If I understand @shelikhoo's proposals above, this plan is:
Yes, that attack would work well to quickly learn all of our volunteer-run bridges. So when we're replacing blocked bridges, we need to replace them with @irl's dynamic automated bridges -- the ones that are super easy to spin up and spin down in an automated and non-interactive way, and which run on a large pool of addresses that the censors don't otherwise just want to block all of.
The reason why the censor won't just immediately learn and block all of those dynamic bridges is (a) it takes a while for the censor to actually add a new block to their firewall, so each iteration of the loop won't be instant, (b) we can spin up new bridges in response to censorship fast enough to keep up with this blocking, and (c) the address pool for these bridges is big enough that we will never run out.
For bridges from the more-static volunteer-run pool, we don't want to replace them with other bridges from this more-static pool in the case where the bridge is blocked, because yes we would quickly run out.

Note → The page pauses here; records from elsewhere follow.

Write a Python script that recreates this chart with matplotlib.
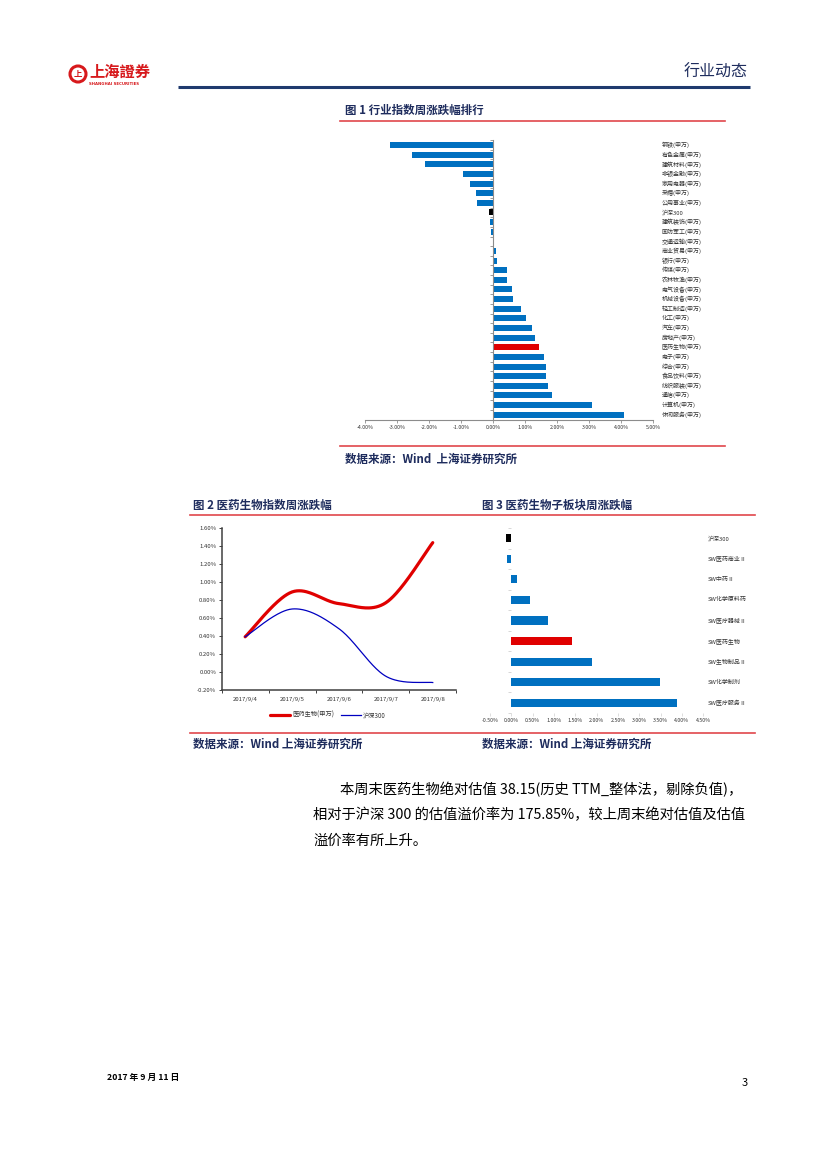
import numpy as np
import matplotlib
matplotlib.use("Agg")
import matplotlib.pyplot as plt
from matplotlib.patches import Circle
from matplotlib.ticker import FixedLocator, FuncFormatter

plt.rcParams['font.family'] = ['Noto Sans CJK SC', 'DejaVu Sans']
plt.rcParams['axes.unicode_minus'] = False

# ---------------- data ----------------
industries = ["钢铁(申万)", "有色金属(申万)", "建筑材料(申万)", "非银金融(申万)", "家用电器(申万)",
              "采掘(申万)", "公用事业(申万)", "沪深300", "建筑装饰(申万)", "国防军工(申万)",
              "交通运输(申万)", "商业贸易(申万)", "银行(申万)", "传媒(申万)", "农林牧渔(申万)",
              "电气设备(申万)", "机械设备(申万)", "轻工制造(申万)", "化工(申万)", "汽车(申万)",
              "房地产(申万)", "医药生物(申万)", "电子(申万)", "综合(申万)", "食品饮料(申万)",
              "纺织服装(申万)", "通信(申万)", "计算机(申万)", "休闲服务(申万)"]
industry_chg = [-3.23, -2.54, -2.11, -0.95, -0.71, -0.53, -0.50, -0.11, -0.09, -0.06,
                0.04, 0.08, 0.14, 0.45, 0.45, 0.58, 0.64, 0.86, 1.04, 1.23,
                1.32, 1.45, 1.60, 1.66, 1.66, 1.73, 1.85, 3.09, 4.08]
fig1_ticks = [-4, -3, -2, -1, 0, 1, 2, 3, 4, 5]

dates = ["2017/9/4", "2017/9/5", "2017/9/6", "2017/9/7", "2017/9/8"]
pharma_cum = [0.39, 0.89, 0.76, 0.77, 1.44]
hs300_cum = [0.39, 0.70, 0.48, -0.05, -0.12]
fig2_yticks = [-0.2, 0.0, 0.2, 0.4, 0.6, 0.8, 1.0, 1.2, 1.4, 1.6]

sectors = ["沪深300", "SW医药商业Ⅱ", "SW中药Ⅱ", "SW化学原料药", "SW医疗器械Ⅱ",
           "SW医药生物", "SW生物制品Ⅱ", "SW化学制剂", "SW医疗服务Ⅱ"]
sector_chg = [-0.13, -0.10, 0.14, 0.43, 0.87, 1.43, 1.88, 3.49, 3.88]
fig3_ticks = [-0.5, 0.0, 0.5, 1.0, 1.5, 2.0, 2.5, 3.0, 3.5, 4.0, 4.5]

BLUE = '#0070C0'
RED = '#E00000'
NAVY = '#1F2D5E'
LINE_RED = '#E0474C'

W, H = 827, 1169
fig = plt.figure(figsize=(W / 100, H / 100), dpi=100)
fig.patch.set_facecolor('white')

page = fig.add_axes([0, 0, 1, 1])
page.set_xlim(0, W)
page.set_ylim(H, 0)
page.axis('off')


def px_axes(left, top, right, bottom):
    return fig.add_axes([left / W, 1 - bottom / H, (right - left) / W, (bottom - top) / H])


def bar_colors(labels, highlight):
    cols = []
    for lab in labels:
        if lab == "沪深300":
            cols.append('black')
        elif lab == highlight:
            cols.append(RED)
        else:
            cols.append(BLUE)
    return cols

# ---------------- page decorations ----------------
page.add_patch(Circle((78, 74), 8, fill=False, edgecolor='#D7191C', lw=2.2))
page.text(78, 74.5, "上", color='#D7191C', fontsize=6, fontweight='bold', ha='center', va='center')
page.text(89, 72, "上海證券", color='#D7191C', fontsize=11, fontweight='bold', ha='left', va='center')
page.text(89, 84, "SHANGHAI SECURITIES", color='#D7191C', fontsize=2.8, fontweight='bold',
          ha='left', va='center', family='DejaVu Sans')
page.text(748, 72, "行业动态", color=NAVY, fontsize=11.5, ha='right', va='center')
page.plot([178, 750], [87, 87], color='#1F3A6E', lw=2.2, solid_capstyle='butt')

page.text(345, 110, "图 1 行业指数周涨跌幅排行", color=NAVY, fontsize=8.3, fontweight='bold',
          ha='left', va='center')
page.plot([340, 725], [121, 121], color=LINE_RED, lw=1.2)
page.plot([340, 725], [446, 446], color=LINE_RED, lw=1.2)
page.text(345, 459, "数据来源：Wind  上海证券研究所", color=NAVY, fontsize=8.3, fontweight='bold',
          style='italic', ha='left', va='center')

page.text(193, 505, "图 2 医药生物指数周涨跌幅", color=NAVY, fontsize=8.3, fontweight='bold',
          ha='left', va='center')
page.text(482, 505, "图 3 医药生物子板块周涨跌幅", color=NAVY, fontsize=8.3, fontweight='bold',
          ha='left', va='center')
page.plot([190, 755], [515, 515], color=LINE_RED, lw=1.2)
page.plot([190, 755], [733, 733], color=LINE_RED, lw=1.2)
page.text(193, 744, "数据来源：Wind 上海证券研究所", color=NAVY, fontsize=8.3, fontweight='bold',
          style='italic', ha='left', va='center')
page.text(482, 744, "数据来源：Wind 上海证券研究所", color=NAVY, fontsize=8.3, fontweight='bold',
          style='italic', ha='left', va='center')

body = [(340, 790, "本周末医药生物绝对估值 38.15(历史 TTM_整体法，剔除负值)，"),
        (313, 815, "相对于沪深 300 的估值溢价率为 175.85%，较上周末绝对估值及估值"),
        (313, 841, "溢价率有所上升。")]
for x, y, s in body:
    page.text(x, y, s, color='black', fontsize=10.3, ha='left', va='center')

page.text(107, 1077, "2017 年 9 月 11 日", color='black', fontsize=6.3, fontweight='bold',
          ha='left', va='center')
page.text(745, 1083, "3", color='black', fontsize=8, ha='center', va='center')

# ---------------- Figure 1 ----------------
ax1 = px_axes(365, 140.2, 653, 419.5)
n1 = len(industries)
y1 = np.arange(n1)
ax1.barh(y1, industry_chg, height=0.62, color=bar_colors(industries, "医药生物(申万)"), zorder=2)
ax1.set_ylim(n1 - 0.5, -0.5)
ax1.set_xlim(fig1_ticks[0], fig1_ticks[-1])
for s in ['top', 'right']:
    ax1.spines[s].set_visible(False)
ax1.spines['left'].set_position(('data', 0))
ax1.spines['left'].set_color('#8C8C8C')
ax1.spines['left'].set_linewidth(0.8)
ax1.spines['left'].set_zorder(3)
ax1.spines['bottom'].set_color('#8C8C8C')
ax1.spines['bottom'].set_linewidth(0.8)
ax1.yaxis.set_major_locator(FixedLocator(np.arange(-0.5, n1, 1)))
ax1.tick_params(axis='y', length=2, width=0.6, color='#8C8C8C', labelleft=False)
ax1.xaxis.set_major_locator(FixedLocator(fig1_ticks))
ax1.xaxis.set_major_formatter(FuncFormatter(lambda v, p: f"{v:.2f}%"))
ax1.tick_params(axis='x', length=2, width=0.6, color='#8C8C8C', labelsize=3.8,
                labelcolor='#333333', pad=2)
for i, lab in enumerate(industries):
    ax1.text(1.03, i, lab, transform=ax1.get_yaxis_transform(), fontsize=4.3,
             color='#333333', ha='left', va='center')

# ---------------- Figure 2 ----------------
ax2 = px_axes(221.7, 528.3, 456.2, 689.7)
xs = np.arange(len(dates))
sx, sy = 46.9, 89.7   # pixel scale for smoothing (Excel-style smoothed line)


def smooth(xv, yv, n=40):
    px = np.asarray(xv, float) * sx
    py = np.asarray(yv, float) * sy
    pts = np.column_stack([px, py])
    ext = np.vstack([pts[0], pts, pts[-1]])
    out = []
    for i in range(len(pts) - 1):
        p0, p1, p2, p3 = ext[i], ext[i + 1], ext[i + 2], ext[i + 3]
        c1 = p1 + (p2 - p0) / 6.0
        c2 = p2 - (p3 - p1) / 6.0
        t = np.linspace(0, 1, n)[:, None]
        seg = ((1 - t) ** 3) * p1 + 3 * ((1 - t) ** 2) * t * c1 + 3 * (1 - t) * t ** 2 * c2 + t ** 3 * p2
        out.append(seg if i == 0 else seg[1:])
    c = np.vstack(out)
    return c[:, 0] / sx, c[:, 1] / sy


rx, ry = smooth(xs, pharma_cum)
bx, by = smooth(xs, hs300_cum)
ax2.plot(rx, ry, color=RED, lw=2.3, label="医药生物(申万)", zorder=3, solid_capstyle='round')
ax2.plot(bx, by, color='#0000C0', lw=0.9, label="沪深300", zorder=3)
ax2.set_xlim(-0.5, len(dates) - 0.5)
ax2.set_ylim(fig2_yticks[0], fig2_yticks[-1])
for s in ['top', 'right']:
    ax2.spines[s].set_visible(False)
for s in ['left', 'bottom']:
    ax2.spines[s].set_color('#404040')
    ax2.spines[s].set_linewidth(1.1)
ax2.set_yticks(fig2_yticks)
ax2.yaxis.set_major_formatter(FuncFormatter(lambda v, p: f"{v:.2f}%"))
ax2.tick_params(axis='y', length=2, width=0.7, color='#404040', labelsize=4.3,
                labelcolor='#333333', pad=2)
ax2.set_xticks(xs)
ax2.set_xticklabels(dates)
ax2.set_xticks(np.arange(-0.5, len(dates), 1), minor=True)
ax2.tick_params(axis='x', which='major', length=0, labelsize=4.3, labelcolor='#333333', pad=5)
ax2.tick_params(axis='x', which='minor', length=2, width=0.7, color='#404040')
ax2.legend(loc='center', bbox_to_anchor=(328 / W, 1 - 715 / H), bbox_transform=fig.transFigure,
           ncol=2, frameon=False, fontsize=4.5, handlelength=3.2, handletextpad=0.4,
           columnspacing=1.0, labelcolor='#333333')

# ---------------- Figure 3 ----------------
ax3 = px_axes(490, 528, 703.3, 713)
n3 = len(sectors)
y3 = np.arange(n3)
ax3.barh(y3, sector_chg, height=0.39, color=bar_colors(sectors, "SW医药生物"), zorder=2)
ax3.set_ylim(n3 - 0.5, -0.5)
ax3.set_xlim(fig3_ticks[0], fig3_ticks[-1])
for s in ax3.spines.values():
    s.set_visible(False)
ax3.spines['left'].set_position(('data', 0))
ax3.yaxis.set_major_locator(FixedLocator(np.arange(-0.5, n3, 1)))
ax3.tick_params(axis='y', length=2, width=0.5, color='#C8C8C8', labelleft=False)
ax3.xaxis.set_major_locator(FixedLocator(fig3_ticks))
ax3.xaxis.set_major_formatter(FuncFormatter(lambda v, p: f"{v:.2f}%"))
ax3.tick_params(axis='x', length=2, width=0.5, color='#D0D0D0', labelsize=3.8,
                labelcolor='#333333', pad=1.5)
for i, lab in enumerate(sectors):
    ax3.text(1.02, i, lab, transform=ax3.get_yaxis_transform(), fontsize=4.3,
             color='#333333', ha='left', va='center')

fig.savefig("out.png", dpi=100, facecolor='white')
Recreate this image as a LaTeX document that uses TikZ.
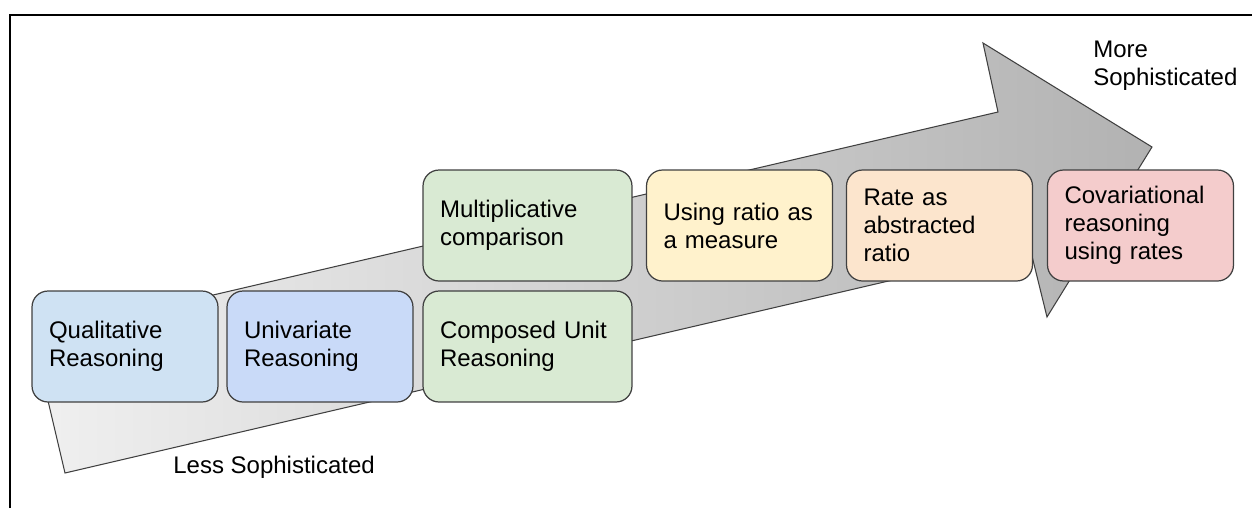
\documentclass[tikz,border=0pt]{standalone}
\usepackage{fontspec}
\setmainfont{Liberation Sans}
\definecolor{qualblue}{HTML}{CFE2F3}
\definecolor{univblue}{HTML}{C9DAF8}
\definecolor{compgreen}{HTML}{D9EAD3}
\definecolor{ratioyellow}{HTML}{FFF2CC}
\definecolor{rateorange}{HTML}{FCE5CD}
\definecolor{covred}{HTML}{F4CCCC}
\definecolor{edgegray}{HTML}{404040}
\definecolor{taillight}{HTML}{F0F0F0}
\definecolor{headdark}{HTML}{B2B2B2}
\tikzset{
	txt/.style={font=\fontsize{13.66}{15.9}\selectfont},
	box/.style={txt, draw=edgegray, line width=0.7pt, rounded corners=0.32cm,
		align=left, text width=3.04cm, inner xsep=0.34cm, minimum height=2.22cm},
	widebox/.style={box, text width=3.5cm},
	arrowbody/.style={draw=edgegray, line width=0.6pt, left color=taillight, right color=headdark}
}
\begin{document}
\begin{tikzpicture}[x=0.02cm, y=-0.02cm]
	\useasboundingbox(0, 0) rectangle (1252, 508);
	\draw[line width=1.7pt](10, 508) -- (10, 15) -- (1252, 15);

	\draw[arrowbody](33, 337) -- (998, 112) -- (983, 43) -- (1152, 147)
		-- (1047, 317) -- (1030, 248) -- (65, 473) -- cycle;

	\node[box, fill=qualblue](qual) at(125, 346.5){Qualitative\\Reasoning};
	\node[box, fill=univblue](univ) at(320, 346.5){Univariate\\Reasoning};
	\node[widebox, fill=compgreen](comp) at(527.5, 346.5){Composed Unit\\Reasoning};
	\node[widebox, fill=compgreen](mult) at(527.5, 225.5){Multiplicative\\comparison};
	\node[box, fill=ratioyellow](ratio) at(739.5, 225.5){Using ratio as\\a measure};
	\node[box, fill=rateorange](rate) at(939.5, 225.5){Rate as\\abstracted\\ratio};
	\node[box, fill=covred](cov) at(1140.5, 225.5){Covariational\\reasoning\\using rates};

	\node[txt, anchor=base west, inner sep=0](less) at(173, 473){Less Sophisticated};
	\node[txt, anchor=north west, inner sep=0, align=left](more) at(1093, 41){More\\Sophisticated};
\end{tikzpicture}
\end{document}
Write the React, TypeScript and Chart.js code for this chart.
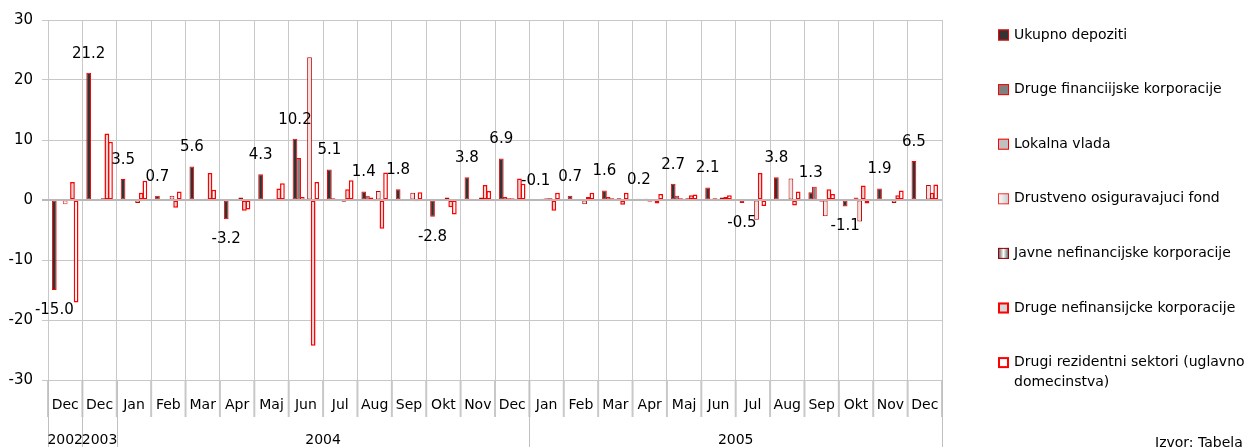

In that case if they're blocked we can shift users to the dynamic automated pool; but if they simply go offline, we can replace them with other bridges from the more-static volunteer pool.
This way the same bridge replacement mechanism can be used to "fast flux" your bridges in the face of blocking, and also to provide a smoother experience when volunteer-run bridges are inconsistently available. And in the future we'll use the same flow when Salmon users need a new bridge.
@shelikhoo, does this write-up match what you had in mind?
I don't think we have the capacity to independently verify if any bridge is blocked as our current testing is limited to research purposes and dynamic bridges. Maybe we can just have new bridges mark which old bridges they are intended to replace, and make it easy for volunteers to run dynamic bridges with a detailed guide and automation scripts. The bridge can self detect censorship with an active test(like ping an IP behind GFW) or get this info passively(by looking at connecting user's IP address.) So we will get something immediately that works for dynamic bridges, and allow volunteers to utilize it in the same way as the funded project's bridges.
We could use the fingerprint for that. Ask people to maintain the fingerprint if a bridge is a sucesor of a previous bridge, we already get that from people that runs bridges on dynamic IP addresses as their IP changes but their fingerprint will be stable.
It is looking more and more like another snowflake
Are we breaking "distributed volunteer-run network" model this way? Dynamic bridges are already distributed by Moat in Russia and China and by Telegram for new accounts. Now we are going to seamlessly shift another bunch of people to them. Is it good for users? Is it good for bridges?
AFAIK, now dynamic bridges live for days. In past, China had delays of less than hour for blocking after active probes. If they do the same with autodiscovery - the system fails.